Lyas Laamari: Secondo me il problema non riguarda solo i mezzi d’informazione ma parte in primo luogo dalle persone immigrate. Nella comunità musulmana, ad esempio, non è mai stato aperto un dialogo sulla differenza tra religione e fede o sulla presenza di individui omosessuali e transessuali tra coloro che ogni giorno frequentano i luoghi di culto in Italia. I leader musulmani sono fortemente individualisti e per primi tendono a ghettizzarsi e arroccarsi sulle loro posizioni. Nell’ambito politico servirebbe la partecipazione attiva dei capi religiosi contro provvedimenti (come il decreto Pillon o l’esclusione dal reddito di cittadinanza delle persone che non hanno la cittadinanza italiana) che in primo luogo danneggiano le persone omosessuali o immigrate, ma sono in pochi a protestare perché la maggior parte crede che non guadagnerebbe nulla nel farlo. Le figure religiose della comunità islamica preferiscono portare avanti una visione di Islam conservatrice e bigotta piuttosto che affrontare temi attuali per educare i fedeli. È molto facile accusare la società italiana di bigottismo, però diverse etnie ragionano ancora secondo la dicotomia “buoni contro cattivi”, alimentando le divisioni tra le diverse comunità di immigrati . L’unico modo per intavolare un dialogo è partire dai luoghi di culto cercando di informare le persone, spingendole ad esigere il diritto di far sentire la loro voce tramite l’attivismo politico e civile.

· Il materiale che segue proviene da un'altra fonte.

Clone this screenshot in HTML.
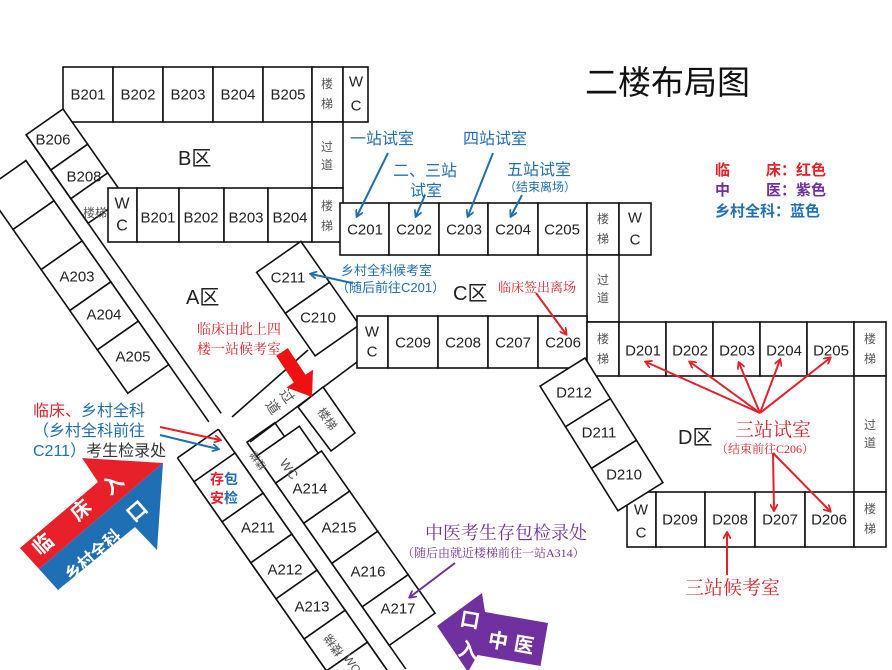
<!DOCTYPE html>
<html><head><meta charset="utf-8"><style>
html,body{margin:0;padding:0;background:#fff;width:892px;height:670px;overflow:hidden}
svg{display:block}
text{font-family:"Liberation Sans","Noto Sans CJK SC",sans-serif}
.r{fill:#fff;stroke:#111;stroke-width:1.6}
.l{stroke:#111;stroke-width:1.6;fill:none}
.t{font-size:15px;fill:#222;text-anchor:middle;dominant-baseline:central}
.s{font-size:12px;fill:#555;text-anchor:middle;dominant-baseline:central}
.cj{font-family:"Liberation Serif","Noto Serif CJK SC",serif}
</style></head><body>
<svg width="892" height="670" viewBox="0 0 892 670" xmlns="http://www.w3.org/2000/svg" overflow="hidden">
<defs>
<clipPath id="cp"><rect x="0" y="0" width="892" height="670"/></clipPath>
<marker id="ab" markerWidth="8" markerHeight="8" refX="6" refY="4" orient="auto" markerUnits="userSpaceOnUse"><path d="M0,0 L7,4 L0,8" fill="none" stroke="#1f6fb5" stroke-width="1.8"/></marker>
<marker id="ar" markerWidth="8" markerHeight="8" refX="6" refY="4" orient="auto" markerUnits="userSpaceOnUse"><path d="M0,0 L7,4 L0,8" fill="none" stroke="#e8202a" stroke-width="1.8"/></marker>
<marker id="ap" markerWidth="8" markerHeight="8" refX="6" refY="4" orient="auto" markerUnits="userSpaceOnUse"><path d="M0,0 L7,4 L0,8" fill="none" stroke="#7030a0" stroke-width="1.8"/></marker>
</defs>
<g clip-path="url(#cp)">
<!-- B top row -->
<g>
<rect class="r" x="63" y="67" width="50" height="55"/><rect class="r" x="113" y="67" width="50" height="55"/>
<rect class="r" x="163" y="67" width="50" height="55"/><rect class="r" x="213" y="67" width="50" height="55"/>
<rect class="r" x="263" y="67" width="49" height="55"/><rect class="r" x="312" y="67" width="31" height="55"/>
<rect class="r" x="343" y="67" width="25" height="55"/>
<text class="t" x="88" y="95">B201</text><text class="t" x="138" y="95">B202</text><text class="t" x="188" y="95">B203</text><text class="t" x="238" y="95">B204</text><text class="t" x="288" y="95">B205</text>
<text class="s" x="327" y="84">楼</text><text class="s" x="327" y="104">梯</text>
<text class="t" x="356" y="82">W</text><text class="t" x="356" y="106">C</text>
<rect class="r" x="312" y="122" width="31" height="66"/>
<text class="s" x="327" y="147">过</text><text class="s" x="327" y="165">道</text>
</g>

<!-- left A wing -->
<g transform="translate(63,109) rotate(55)">
<rect class="r" x="0" y="0" width="43" height="45"/><rect class="r" x="43" y="0" width="35" height="45"/><rect class="r" x="78" y="0" width="30" height="45"/>
<line class="l" x1="0" y1="45" x2="340" y2="45"/><line class="l" x1="20" y1="60" x2="340" y2="60"/>
<rect class="r" x="21" y="60" width="49" height="50"/><rect class="r" x="70" y="60" width="49" height="50"/>
<rect class="r" x="119" y="60" width="50" height="50"/><rect class="r" x="169" y="60" width="48" height="50"/>
<rect class="r" x="217" y="60" width="53" height="50"/>
</g>
<g>
<rect class="r" x="108" y="188" width="29" height="54"/><rect class="r" x="137" y="188" width="42" height="54"/>
<rect class="r" x="179" y="188" width="45" height="54"/><rect class="r" x="224" y="188" width="44" height="54"/>
<rect class="r" x="268" y="188" width="44" height="54"/><rect class="r" x="312" y="188" width="31" height="54"/>
<text class="t" x="122" y="204" style="font-size:16px">W</text><text class="t" x="122" y="226" style="font-size:16px">C</text>
<text class="t" x="158" y="218">B201</text><text class="t" x="201" y="218">B202</text><text class="t" x="246" y="218">B203</text><text class="t" x="290" y="218">B204</text>
<text class="s" x="327" y="206">楼</text><text class="s" x="327" y="226">梯</text>
</g>
<text x="178" y="165" style="font-size:20px;fill:#222">B区</text>
<text class="t" x="53" y="140">B206</text><text class="t" x="84" y="177">B208</text>
<text class="s" x="95" y="213">楼梯</text>
<text class="t" x="77" y="277">A203</text><text class="t" x="104" y="315">A204</text><text class="t" x="133" y="357">A205</text>
<text x="186" y="304" style="font-size:20px;fill:#222">A区</text>

<!-- lower A wing -->
<g transform="translate(235,453) rotate(55)">
<line class="l" x1="-29" y1="50" x2="270" y2="50"/><line class="l" x1="-29" y1="0" x2="-29" y2="50"/>
<line class="l" x1="-29" y1="0" x2="275" y2="0"/>
<rect class="r" x="0" y="0" width="49" height="50"/><rect class="r" x="49" y="0" width="50" height="50"/>
<rect class="r" x="99" y="0" width="44" height="50"/><rect class="r" x="143" y="0" width="49" height="50"/>
<rect class="r" x="192" y="0" width="39" height="50"/><rect class="r" x="231" y="0" width="40" height="50"/>
<line class="l" x1="0" y1="-16" x2="275" y2="-16"/>
<rect class="r" x="-2" y="-50" width="17" height="34"/><rect class="r" x="15" y="-68" width="33" height="52"/>
<rect class="r" x="48" y="-72" width="49" height="56"/><rect class="r" x="97" y="-72" width="49" height="56"/>
<rect class="r" x="146" y="-72" width="53" height="56"/><rect class="r" x="199" y="-72" width="47" height="56"/>
</g>
<text x="224" y="484" style="font-size:14px;font-weight:bold;text-anchor:middle"><tspan fill="#e8202a">存</tspan><tspan fill="#1f6fb5">包</tspan></text>
<text x="224" y="503" style="font-size:14px;font-weight:bold;text-anchor:middle"><tspan fill="#e8202a">安</tspan><tspan fill="#1f6fb5">检</tspan></text>
<text class="t" x="258" y="528">A211</text><text class="t" x="285" y="570">A212</text><text class="t" x="312" y="607">A213</text>
<text class="t" x="310" y="489">A214</text><text class="t" x="339" y="528">A215</text><text class="t" x="368" y="572">A216</text><text class="t" x="398" y="609">A217</text>
<text class="s" transform="translate(334,645) rotate(-125)">楼梯</text>
<text class="s" transform="translate(352,664) rotate(55)">WC</text>
<text class="s" transform="translate(259,460) rotate(-125)" style="font-size:10px">楼梯</text>
<text class="s" transform="translate(289,469) rotate(55)" style="font-size:13px">WC</text>

<!-- C211/C210 wing & corridor -->
<g transform="translate(302,243) rotate(55)">
<rect class="r" x="-2" y="0" width="50" height="54"/><rect class="r" x="48" y="0" width="52" height="54"/>
</g>
<line class="l" x1="232" y1="417" x2="308" y2="350"/>
<line class="l" x1="250" y1="442" x2="357" y2="362"/>
<polygon class="r" points="298,407 323,387 355,433 331,451"/>
<text class="s" transform="translate(327,419) rotate(55)">楼梯</text>
<text class="s" transform="translate(287,396) rotate(55)" style="font-size:14px">过</text>
<text class="s" transform="translate(273,407) rotate(55)" style="font-size:14px">道</text>
<text class="t" x="288" y="278">C211</text><text class="t" x="318" y="318">C210</text>
<polygon fill="#ee1111" points="287.8,348.1 305.5,374.7 313,369.7 312,397 286.4,387.5 293.9,382.5 276.2,355.9"/>
<text x="197" y="334" style="font-size:14px;fill:#e8202a" class="cj">临床由此上四</text>
<text x="197" y="354" style="font-size:14px;fill:#e8202a" class="cj">楼一站候考室</text>

<!-- C top row -->
<rect class="r" x="340" y="203" width="49" height="52"/><rect class="r" x="389" y="203" width="50" height="52"/>
<rect class="r" x="439" y="203" width="49" height="52"/><rect class="r" x="488" y="203" width="50" height="52"/>
<rect class="r" x="538" y="203" width="49" height="52"/><rect class="r" x="587" y="203" width="32" height="52"/>
<rect class="r" x="619" y="203" width="32" height="52"/>
<text class="t" x="365" y="230">C201</text><text class="t" x="414" y="230">C202</text><text class="t" x="464" y="230">C203</text><text class="t" x="513" y="230">C204</text><text class="t" x="562" y="230">C205</text>
<text class="s" x="603" y="219">楼</text><text class="s" x="603" y="239">梯</text>
<text class="t" x="635" y="218">W</text><text class="t" x="635" y="240">C</text>
<rect class="r" x="587" y="255" width="32" height="67"/>
<text class="s" x="603" y="280">过</text><text class="s" x="603" y="298">道</text>
<!-- C bottom row -->
<rect class="r" x="357" y="316" width="31" height="52"/><rect class="r" x="388" y="316" width="50" height="52"/>
<rect class="r" x="438" y="316" width="50" height="52"/><rect class="r" x="488" y="316" width="50" height="52"/>
<rect class="r" x="538" y="316" width="49" height="52"/>
<text class="t" x="372" y="332">W</text><text class="t" x="372" y="352">C</text>
<text class="t" x="413" y="343">C209</text><text class="t" x="463" y="343">C208</text><text class="t" x="513" y="343">C207</text><text class="t" x="563" y="343">C206</text>
<rect class="r" x="587" y="322" width="32" height="54"/>
<text class="s" x="603" y="339">楼</text><text class="s" x="603" y="359">梯</text>
<text x="453" y="300" style="font-size:20px;fill:#222">C区</text>
<!-- D rows -->
<rect class="r" x="619" y="322" width="47" height="54"/><rect class="r" x="666" y="322" width="47" height="54"/>
<rect class="r" x="713" y="322" width="47" height="54"/><rect class="r" x="760" y="322" width="47" height="54"/>
<rect class="r" x="807" y="322" width="47" height="54"/><rect class="r" x="854" y="322" width="32" height="54"/>
<text class="t" x="643" y="351">D201</text><text class="t" x="690" y="351">D202</text><text class="t" x="737" y="351">D203</text><text class="t" x="784" y="351">D204</text><text class="t" x="831" y="351">D205</text>
<text class="s" x="870" y="339">楼</text><text class="s" x="870" y="359">梯</text>
<rect class="r" x="854" y="376" width="32" height="116"/>
<text class="s" x="870" y="425">过</text><text class="s" x="870" y="443">道</text>
<rect class="r" x="627" y="492" width="29" height="55"/><rect class="r" x="656" y="492" width="49" height="55"/>
<rect class="r" x="705" y="492" width="50" height="55"/><rect class="r" x="755" y="492" width="50" height="55"/>
<rect class="r" x="805" y="492" width="49" height="55"/><rect class="r" x="854" y="492" width="32" height="55"/>
<text class="t" x="641" y="510">W</text><text class="t" x="641" y="533">C</text>
<text class="t" x="680" y="520">D209</text><text class="t" x="730" y="520">D208</text><text class="t" x="780" y="520">D207</text><text class="t" x="829" y="520">D206</text>
<text class="s" x="870" y="509">楼</text><text class="s" x="870" y="529">梯</text>
<g transform="translate(585,358) rotate(58)">
<rect class="r" x="0" y="0" width="48" height="53"/><rect class="r" x="48" y="0" width="49" height="53"/><rect class="r" x="97" y="0" width="50" height="53"/>
</g>
<text class="t" x="574" y="393">D212</text><text class="t" x="599" y="433">D211</text><text class="t" x="624" y="475">D210</text>
<text x="678" y="444" style="font-size:20px;fill:#222">D区</text>

<!-- title & legend -->
<text x="585" y="94" style="font-size:33px;fill:#111">二楼布局图</text>
<g style="font-size:15px;font-weight:bold">
<text x="715" y="175" fill="#e8202a">临</text><text x="766" y="175" fill="#e8202a">床：红色</text>
<text x="715" y="195" fill="#7030a0">中</text><text x="766" y="195" fill="#7030a0">医：紫色</text>
<text x="715" y="216" fill="#1f6fb5">乡村全科：蓝色</text>
</g>

<!-- blue labels -->
<g class="cj" fill="#1f6fb5">
<text x="350" y="144" style="font-size:16px">一站试室</text>
<text x="463" y="144" style="font-size:16px">四站试室</text>
<text x="393" y="176" style="font-size:16px">二、三站</text>
<text x="410" y="196" style="font-size:16px">试室</text>
<text x="507" y="175" style="font-size:16px">五站试室</text>
<text x="504" y="191" style="font-size:12px">（结束离场）</text>
<text x="341" y="275" style="font-size:13px">乡村全科候考室</text>
<text x="336" y="292" style="font-size:13px">（随后前往C201）</text>
</g>
<g stroke="#1f6fb5" stroke-width="2" marker-end="url(#ab)">
<line x1="388" y1="153" x2="357" y2="216"/>
<line x1="425" y1="195" x2="416" y2="216"/>
<line x1="493" y1="153" x2="468" y2="216"/>
<line x1="522" y1="195" x2="511" y2="216"/>
<line x1="352" y1="283" x2="311" y2="274"/>
</g>
<text x="498" y="292" class="cj" style="font-size:13px;fill:#e8202a">临床签出离场</text>
<g stroke="#e8202a" stroke-width="2" marker-end="url(#ar)">
<line x1="536" y1="293" x2="566" y2="334"/>
<line x1="760" y1="413" x2="646" y2="362"/>
<line x1="760" y1="413" x2="690" y2="362"/>
<line x1="760" y1="413" x2="739" y2="363"/>
<line x1="760" y1="413" x2="780" y2="360"/>
<line x1="760" y1="413" x2="830" y2="358"/>
<line x1="773" y1="453" x2="774" y2="510"/>
<line x1="773" y1="453" x2="830" y2="511"/>
<line x1="727" y1="575" x2="727" y2="533"/>
</g>
<text x="735" y="436" class="cj" style="font-size:19px;fill:#e8202a">三站试室</text>
<text x="716" y="453" class="cj" style="font-size:12px;fill:#e8202a">（结束前往C206）</text>
<text x="685" y="594" class="cj" style="font-size:19px;fill:#e8202a">三站候考室</text>

<!-- left labels -->
<g class="cj" style="font-size:16px">
<text x="33" y="416"><tspan fill="#e8202a">临床、</tspan><tspan fill="#1f6fb5">乡村全科</tspan></text>
<text x="33" y="436" fill="#1f6fb5">（乡村全科前往</text>
<text x="33" y="456"><tspan fill="#1f6fb5" font-family="Liberation Sans">C211</tspan><tspan fill="#1f6fb5">）</tspan><tspan fill="#333">考生检录处</tspan></text>
</g>
<line x1="160" y1="427" x2="220" y2="440" stroke="#e8202a" stroke-width="2" marker-end="url(#ar)"/>
<line x1="160" y1="435" x2="218" y2="449" stroke="#1f6fb5" stroke-width="2" marker-end="url(#ab)"/>

<!-- entrance arrow red/blue -->
<polygon fill="#e8202a" points="20,548 98,482 82,458 163,463 39,569"/>
<polygon fill="#1f6fb5" points="163,463 157,550 135,527 58,590 39,569"/>
<g fill="#fff" style="font-size:20px;font-weight:bold">
<text transform="translate(40,556) rotate(-41)">临</text>
<text transform="translate(78,522) rotate(-41)">床</text>
<text transform="translate(110,496) rotate(-41)">入</text>
<text transform="translate(71,582) rotate(-41)" style="font-size:17px">乡村全科</text>
<text transform="translate(134,523) rotate(-41)">口</text>
</g>

<!-- purple -->
<text x="425" y="539" class="cj" style="font-size:18px;fill:#7030a0">中医考生存包检录处</text>
<text x="402" y="557" class="cj" style="font-size:12px;fill:#7030a0">（随后由就近楼梯前往一站A314）</text>
<line x1="455" y1="563" x2="410" y2="597" stroke="#7030a0" stroke-width="2" marker-end="url(#ap)"/>
<polygon fill="#7030a0" points="437,626 482,593 485,612 548,623 540.5,666 477.5,655 468,672"/>
<g fill="#fff" style="font-size:20px;font-weight:bold">
<text transform="translate(487,646) rotate(10)">中</text>
<text transform="translate(513,650) rotate(10)">医</text>
<text transform="translate(459,625) rotate(10)">口</text>
<text transform="translate(457,655) rotate(10)">入</text>
</g>
</g>
</svg>
</body></html>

Come rispondete agli attacchi che sono stati portati avanti dal nuovo governo e in particolare dalla Lega?

Pier Cesare Notaro: Per prima cosa credo sia necessario sottolineare che la retorica portata avanti dal nuovo governo, in particolare dalla Lega e da Salvini, può essere definita a tutti gli effetti un attacco alla nostra comunità. La violenza verbale degli attori politici sostenuta dai giornali, anche se non tocca direttamente la comunità LGBTQIA+, si ripercuote comunque su moltissimi membri e frequentanti del Grande Colibrì. Il decreto Sicurezza (D.L. 113/2018) approvato dal governo Conte, ad esempio, prolunga la permanenza dei migranti nei centri di detenzione, rafforza le modalità di rimpatrio e rende più difficile ottenere lo status di rifugiato. Le dichiarazioni pubbliche in cui si rinnegano le famiglie omogenitoriali, in favore della “vera e unica famiglia tradizionale”, contribuiscono a creare un clima di tensione e rischiano di polarizzare la società italiana. Nel mese di novembre, ad esempio, il sottosegretario per le pari opportunità del Movimento Cinque Stelle Spadafora ha istituito il Tavolo LGBT insieme all’Ufficio Nazionale Antidiscriminazioni Razziali, riunendo 40 diverse associazioni LGBTQIA+ per discutere e finanziare i progetti proposti dalle stesse associazioni. All’interno delle trattative con il deputato, ci è stato spiegato che non si potrà ottenere nessun progresso dal punto di vista legislativo, perché la Lega ha chiaramente dichiarato che non sosterrà nessun progetto di legge a favore delle persone omosessuali o transessuali.

Lyas Laamari: La Lega, oltretutto, ha già cominciato ad attaccare la comunità LGBTQIA+. Il decreto Pillon, per esempio, non fa minimamente cenno alle famiglie omogenitoriali, ma si limita a citare la cosiddetta “famiglia tradizionale”. Un altro problema che ho riscontrato all’interno del progetto portato avanti da Spadafora è la mancanza di intersezionalità. Purtroppo i primi attacchi arrivano proprio dall’interno della comunità LGBTQIA+, perché tra i progetti proposti nessuno ha voluto ascoltare le richieste dell’associazione di creare maggiore inclusione e collaborazione tra migranti e persone LGBTQIA+. Negli ultimi 5 anni si sono verificate numerose fratture all’interno delle associazioni, e i grandi progetti come Arcigay hanno finito per ignorare le realtà più piccole e multietniche come la nostra. Anche tra le persone omosessuali e transessuali si sta verificando la tendenza a mettere in secondo piano coloro che non sono “italiano a tutti gli effetti”, e gli attacchi dei diversi partiti politici non hanno fatto altro che inasprire queste fratture, piuttosto che unire la comunità. Per questo combattiamo la nostra battaglia su due fronti: all’interno e all’esterno della comunità, per far capire che è necessario andare oltre le etichette e smettere di ingabbiare le persone all’interno di scatole concettuali.